How Jobs Are Created in Apache Spark: A Detailed Overview
Apache Spark is a powerful open-source analytics engine for big data processing. One of its core strengths lies in its efficient job creation and execution model. Understanding how jobs are created in Spark is crucial for optimizing performance and effectively managing resources. This article provides an in-depth look at how jobs are created in Spark, from the high-level overview to the finer details of its architecture.
Introduction to Apache Spark
Apache Spark provides an interface for programming entire clusters with implicit data parallelism and fault tolerance. Spark can handle large-scale data processing tasks across distributed systems, making it an essential tool for big data applications.
Spark Architecture Overview
Before diving into job creation, it’s essential to understand the key components of Spark’s architecture:
- Driver Program:
- The central coordinator that manages the execution of Spark applications.
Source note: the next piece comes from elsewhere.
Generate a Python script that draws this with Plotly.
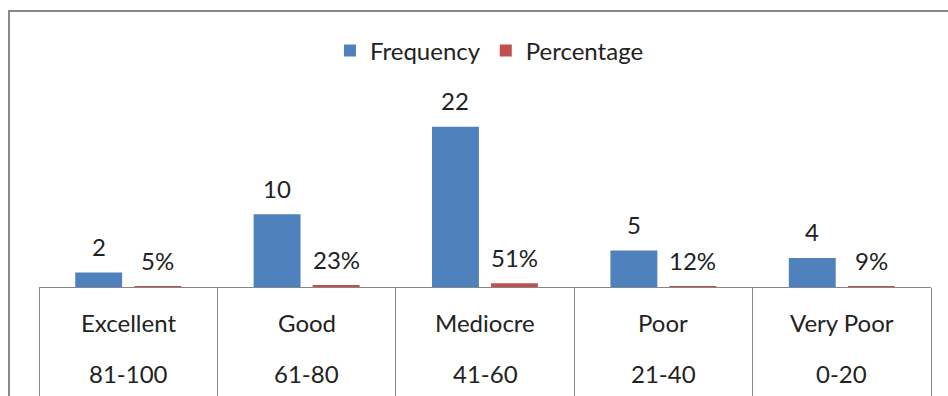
import plotly.graph_objects as go

# Rating bands and their score ranges
categories = ["Excellent", "Good", "Mediocre", "Poor", "Very Poor"]
ranges = ["81-100", "61-80", "41-60", "21-40", "0-20"]
frequency = [2, 10, 22, 5, 4]
percentage = [0.05, 0.23, 0.51, 0.12, 0.09]

BLUE = "#4F81BD"
RED = "#C0504D"
GRID = "#878787"
TEXT = "#222222"
FONT = "Lato"

x = list(range(len(categories)))
bar_w = 0.263
blue_off = -0.297
red_off = 0.034

fig = go.Figure()
fig.add_trace(go.Bar(name="Frequency", x=x, y=frequency, marker_color=BLUE,
                     width=bar_w, offset=blue_off, marker_line_width=0))
fig.add_trace(go.Bar(name="Percentage", x=x, y=percentage, marker_color=RED,
                     width=bar_w, offset=red_off, marker_line_width=0))

annotations = []
# value labels above each bar
for i, (f, p) in enumerate(zip(frequency, percentage)):
    annotations.append(dict(x=i + blue_off + bar_w / 2, y=f, xref="x", yref="y",
                            text=str(f), showarrow=False, yanchor="middle", yshift=26,
                            font=dict(family=FONT, size=24, color=TEXT)))
    annotations.append(dict(x=i + red_off + bar_w / 2, y=p, xref="x", yref="y",
                            text=f"{round(p * 100)}%", showarrow=False, yanchor="middle",
                            yshift=26, font=dict(family=FONT, size=24, color=TEXT)))
# two-level category labels under the axis
for i, (c, r) in enumerate(zip(categories, ranges)):
    annotations.append(dict(x=i, y=0, xref="x", yref="paper", text=c, showarrow=False,
                            yanchor="middle", yshift=-35,
                            font=dict(family=FONT, size=24, color=TEXT)))
    annotations.append(dict(x=i, y=0, xref="x", yref="paper", text=r, showarrow=False,
                            yanchor="middle", yshift=-86,
                            font=dict(family=FONT, size=24, color=TEXT)))

boundaries = [i - 0.5 for i in range(len(categories) + 1)]

fig.update_layout(
    width=948, height=396,
    margin=dict(l=39, r=17, t=105, b=109, autoexpand=False),
    paper_bgcolor="white", plot_bgcolor="white",
    barmode="overlay",
    showlegend=True,
    legend=dict(orientation="h", x=0.505, xanchor="center", y=1.297, yanchor="middle",
                font=dict(family=FONT, size=24, color=TEXT), bgcolor="rgba(0,0,0,0)",
                itemwidth=30),
    xaxis=dict(range=[-0.5, len(categories) - 0.5], tickmode="array", tickvals=boundaries,
               ticktext=[""] * len(boundaries), ticks="outside", ticklen=130,
               tickcolor=GRID, tickwidth=1, showline=True, linecolor=GRID, linewidth=1,
               showgrid=False, zeroline=False, fixedrange=True, automargin=False),
    yaxis=dict(range=[0, 25], visible=False, showgrid=False, zeroline=False,
               automargin=False),
    annotations=annotations,
    shapes=[dict(type="rect", xref="paper", yref="paper", x0=-0.0336, x1=1.2,
                 y0=-1.0, y1=1.5165, line=dict(color="#888888", width=2),
                 fillcolor="rgba(0,0,0,0)", layer="below")],
)

fig.write_html("out.html")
- Converts user code into a directed acyclic graph (DAG) of stages and tasks.
- Cluster Manager:
- Manages the cluster resources and schedules tasks.
- Examples include Apache Mesos, Hadoop YARN, and Spark’s standalone cluster manager.
- Executors:
- Distributed agents that execute tasks assigned by the driver.
- Each executor runs on a worker node in the cluster.
The Life Cycle of a Spark Job
The life cycle of a Spark job involves several stages:
- Application Submission:
- A user submits a Spark application (written in languages like Scala, Java, Python, or R) to the SparkContext.
- The SparkContext connects to the cluster manager to negotiate resources and set up the execution environment.
- Job Creation:
- The driver program creates an RDD (Resilient Distributed Dataset) or a DataFrame/Dataset, representing the input data.
- Transformations (e.g., map, filter) and actions (e.g., collect, save) are applied to the RDD/DataFrame.
- Each action triggers the creation of a job.
- DAG (Directed Acyclic Graph) Formation:
- SparkContext converts the high-level operations into a DAG of stages.
- Stages are created based on narrow (e.g., map) and wide (e.g., reduceByKey) transformations.
- Each stage contains a set of tasks that can be executed in parallel.
- Task Scheduling:
- The DAG scheduler breaks down the job into stages and submits them to the task scheduler.
- The task scheduler assigns tasks to executors based on data locality and available resources.
- Task Execution:
- Executors run the assigned tasks and store the intermediate results in memory or disk.
- Results are shuffled and aggregated as needed, depending on the type of transformation.
- Job Completion:
- Once all tasks in all stages are completed, the job is considered finished.
- The driver program collects the results and returns them to the user.
Detailed Job Creation Process
- SparkContext Initialization:
- Upon starting, the SparkContext establishes a connection to the cluster manager.
- Resources are requested, and executors are launched on worker nodes.
- RDD and Transformation:
- The driver program defines RDDs and applies transformations.
- Each transformation results in a new RDD, representing a lineage of transformations.
- Actions Trigger Job Execution:
- When an action is called, Spark analyzes the DAG.
- It identifies stages, which are sequences of narrow transformations separated by wide transformations requiring shuffles.
- Stage and Task Generation:
- The DAG scheduler generates stages.
- For each stage, it creates tasks equal to the number of partitions in the RDD.
- Task Assignment and Execution:
- Tasks are scheduled by the task scheduler and assigned to executors.
- Executors execute the tasks, and intermediate data is stored as specified.
- Result Collection and Job Completion:
- The final results are collected by the driver program after all tasks are completed.
- The job status is updated, and resources are released.
Optimization and Performance Considerations
- Data Locality:
- Ensuring tasks are executed close to the data reduces data transfer overhead and enhances performance.
- Caching and Persistence:
- Caching frequently accessed RDDs in memory can significantly speed up job execution.
- Partitioning:
- Optimal partitioning ensures balanced workload distribution across executors.
- Shuffling and Narrow Transformations:
- Minimizing shuffling and preferring narrow transformations can improve job performance.
Conclusion
Understanding how jobs are created and executed in Apache Spark is vital for leveraging its full potential. From the initial submission of an application to the final collection of results, each step in the process is designed to optimize performance and manage resources efficiently. By mastering the intricacies of job creation in Spark, users can develop more efficient data processing pipelines and achieve better performance in their big data applications.